### [Request]
Copy nothing but the part that opens with the line containing "What Plotly code" and closes with the line containing "import plotly.graph_objects as go". Do not include pictures.

### [Material for the task]

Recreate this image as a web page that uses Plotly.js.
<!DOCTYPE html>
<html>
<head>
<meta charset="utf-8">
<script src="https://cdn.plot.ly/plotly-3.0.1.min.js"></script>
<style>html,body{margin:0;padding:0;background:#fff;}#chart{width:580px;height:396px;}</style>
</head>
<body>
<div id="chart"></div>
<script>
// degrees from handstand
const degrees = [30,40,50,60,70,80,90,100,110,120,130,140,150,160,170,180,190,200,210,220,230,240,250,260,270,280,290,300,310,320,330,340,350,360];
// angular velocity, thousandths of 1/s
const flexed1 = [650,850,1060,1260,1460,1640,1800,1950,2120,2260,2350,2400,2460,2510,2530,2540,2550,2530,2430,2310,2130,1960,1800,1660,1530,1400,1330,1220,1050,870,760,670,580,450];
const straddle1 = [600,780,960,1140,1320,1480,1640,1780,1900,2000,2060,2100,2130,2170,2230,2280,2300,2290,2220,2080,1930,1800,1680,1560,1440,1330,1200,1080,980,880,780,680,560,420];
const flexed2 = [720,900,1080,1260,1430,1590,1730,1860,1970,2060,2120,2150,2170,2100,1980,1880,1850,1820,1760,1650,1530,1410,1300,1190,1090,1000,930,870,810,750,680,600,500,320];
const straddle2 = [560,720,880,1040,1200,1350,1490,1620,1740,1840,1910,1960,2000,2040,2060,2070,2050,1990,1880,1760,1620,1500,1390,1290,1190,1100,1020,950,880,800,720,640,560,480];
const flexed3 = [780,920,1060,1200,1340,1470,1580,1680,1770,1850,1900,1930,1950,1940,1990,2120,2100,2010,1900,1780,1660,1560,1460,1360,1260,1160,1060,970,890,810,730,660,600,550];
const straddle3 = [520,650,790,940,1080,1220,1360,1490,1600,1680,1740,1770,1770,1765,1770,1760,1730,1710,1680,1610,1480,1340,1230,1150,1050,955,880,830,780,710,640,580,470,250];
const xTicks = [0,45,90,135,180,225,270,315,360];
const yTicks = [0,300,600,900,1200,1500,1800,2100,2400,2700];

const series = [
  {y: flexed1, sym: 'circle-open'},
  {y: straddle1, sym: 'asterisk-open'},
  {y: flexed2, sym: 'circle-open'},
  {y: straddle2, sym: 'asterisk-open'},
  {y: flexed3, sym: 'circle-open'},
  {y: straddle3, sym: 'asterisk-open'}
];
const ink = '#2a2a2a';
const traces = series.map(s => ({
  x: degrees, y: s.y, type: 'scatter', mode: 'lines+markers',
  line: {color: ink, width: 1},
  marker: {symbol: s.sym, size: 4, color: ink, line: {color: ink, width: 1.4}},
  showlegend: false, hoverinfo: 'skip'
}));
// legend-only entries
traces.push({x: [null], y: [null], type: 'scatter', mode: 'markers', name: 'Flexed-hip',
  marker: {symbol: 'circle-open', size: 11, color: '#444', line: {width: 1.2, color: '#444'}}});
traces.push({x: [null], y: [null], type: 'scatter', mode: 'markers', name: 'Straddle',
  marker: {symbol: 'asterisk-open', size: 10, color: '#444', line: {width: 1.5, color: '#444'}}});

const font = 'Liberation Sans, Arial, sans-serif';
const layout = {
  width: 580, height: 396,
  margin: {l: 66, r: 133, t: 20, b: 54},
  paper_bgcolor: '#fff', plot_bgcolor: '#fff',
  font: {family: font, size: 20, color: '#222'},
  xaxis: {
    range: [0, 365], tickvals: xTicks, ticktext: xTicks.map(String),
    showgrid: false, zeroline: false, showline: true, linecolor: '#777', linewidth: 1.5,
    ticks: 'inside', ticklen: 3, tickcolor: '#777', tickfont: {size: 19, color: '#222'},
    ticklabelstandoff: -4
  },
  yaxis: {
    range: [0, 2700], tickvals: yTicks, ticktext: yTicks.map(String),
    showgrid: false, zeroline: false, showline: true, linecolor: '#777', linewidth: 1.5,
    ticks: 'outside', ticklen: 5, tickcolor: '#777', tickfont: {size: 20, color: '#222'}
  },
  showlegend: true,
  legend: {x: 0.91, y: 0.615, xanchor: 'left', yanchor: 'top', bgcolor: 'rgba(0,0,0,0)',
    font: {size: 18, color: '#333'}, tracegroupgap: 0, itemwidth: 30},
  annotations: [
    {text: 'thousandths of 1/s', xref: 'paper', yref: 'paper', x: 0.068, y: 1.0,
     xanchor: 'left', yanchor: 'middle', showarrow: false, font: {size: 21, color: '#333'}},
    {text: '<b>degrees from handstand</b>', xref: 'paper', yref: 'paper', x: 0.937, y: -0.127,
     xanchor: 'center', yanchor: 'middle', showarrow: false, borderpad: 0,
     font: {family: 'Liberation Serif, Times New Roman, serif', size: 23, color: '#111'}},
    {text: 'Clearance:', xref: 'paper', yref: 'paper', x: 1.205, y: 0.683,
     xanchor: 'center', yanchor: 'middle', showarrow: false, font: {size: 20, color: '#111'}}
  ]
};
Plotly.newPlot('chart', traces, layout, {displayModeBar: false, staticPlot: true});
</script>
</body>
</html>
...
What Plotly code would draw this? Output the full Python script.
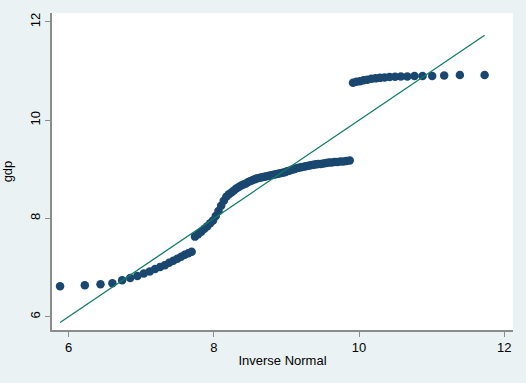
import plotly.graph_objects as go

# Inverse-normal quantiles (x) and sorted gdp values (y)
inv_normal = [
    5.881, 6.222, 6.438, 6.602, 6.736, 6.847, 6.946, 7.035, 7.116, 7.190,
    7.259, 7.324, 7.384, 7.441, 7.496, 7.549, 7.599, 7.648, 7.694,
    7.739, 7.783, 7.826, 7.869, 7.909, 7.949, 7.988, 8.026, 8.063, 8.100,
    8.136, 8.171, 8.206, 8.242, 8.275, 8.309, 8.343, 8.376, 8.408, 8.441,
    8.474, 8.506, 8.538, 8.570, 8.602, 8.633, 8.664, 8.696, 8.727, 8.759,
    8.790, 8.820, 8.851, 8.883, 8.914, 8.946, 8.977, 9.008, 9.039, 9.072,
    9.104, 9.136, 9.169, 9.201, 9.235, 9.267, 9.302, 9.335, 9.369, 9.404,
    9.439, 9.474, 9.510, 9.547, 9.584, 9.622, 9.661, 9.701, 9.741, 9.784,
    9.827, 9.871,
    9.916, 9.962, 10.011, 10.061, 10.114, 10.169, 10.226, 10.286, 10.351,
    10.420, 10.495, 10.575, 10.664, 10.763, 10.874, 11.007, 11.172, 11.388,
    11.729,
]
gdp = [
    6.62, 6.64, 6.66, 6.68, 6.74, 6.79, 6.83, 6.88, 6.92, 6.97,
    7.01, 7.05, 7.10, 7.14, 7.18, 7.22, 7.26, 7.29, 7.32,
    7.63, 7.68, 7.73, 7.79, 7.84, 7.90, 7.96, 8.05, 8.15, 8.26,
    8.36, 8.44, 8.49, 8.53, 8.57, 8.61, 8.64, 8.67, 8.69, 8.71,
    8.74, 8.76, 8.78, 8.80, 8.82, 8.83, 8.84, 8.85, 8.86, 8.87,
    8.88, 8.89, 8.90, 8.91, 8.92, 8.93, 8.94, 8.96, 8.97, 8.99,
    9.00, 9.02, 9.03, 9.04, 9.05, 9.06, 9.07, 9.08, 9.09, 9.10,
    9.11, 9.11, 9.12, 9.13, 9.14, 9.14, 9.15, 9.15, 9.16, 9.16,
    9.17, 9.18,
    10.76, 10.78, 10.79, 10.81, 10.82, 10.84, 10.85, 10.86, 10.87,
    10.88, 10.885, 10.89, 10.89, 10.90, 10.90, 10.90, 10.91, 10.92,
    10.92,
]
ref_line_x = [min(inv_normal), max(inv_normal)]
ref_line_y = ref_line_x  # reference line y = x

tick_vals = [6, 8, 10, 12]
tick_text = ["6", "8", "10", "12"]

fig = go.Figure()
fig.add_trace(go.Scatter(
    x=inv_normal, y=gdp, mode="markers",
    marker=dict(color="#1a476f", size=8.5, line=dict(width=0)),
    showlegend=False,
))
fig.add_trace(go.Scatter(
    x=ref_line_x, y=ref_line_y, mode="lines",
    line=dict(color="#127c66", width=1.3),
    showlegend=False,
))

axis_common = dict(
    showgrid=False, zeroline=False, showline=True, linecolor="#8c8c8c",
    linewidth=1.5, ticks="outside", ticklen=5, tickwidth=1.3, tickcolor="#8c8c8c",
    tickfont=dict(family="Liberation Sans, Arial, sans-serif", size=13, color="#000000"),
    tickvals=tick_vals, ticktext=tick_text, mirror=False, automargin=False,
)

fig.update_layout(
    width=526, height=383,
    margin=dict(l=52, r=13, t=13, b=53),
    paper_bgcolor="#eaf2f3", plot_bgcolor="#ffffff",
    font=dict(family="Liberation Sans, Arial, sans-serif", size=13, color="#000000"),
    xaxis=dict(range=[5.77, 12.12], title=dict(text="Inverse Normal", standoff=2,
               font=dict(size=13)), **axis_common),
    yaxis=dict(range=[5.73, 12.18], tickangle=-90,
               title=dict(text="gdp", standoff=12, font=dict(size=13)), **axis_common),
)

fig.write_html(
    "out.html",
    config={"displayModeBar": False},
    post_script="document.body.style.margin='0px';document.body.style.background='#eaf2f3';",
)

### [Full output]
What Plotly code would draw this? Output the full Python script.
import plotly.graph_objects as go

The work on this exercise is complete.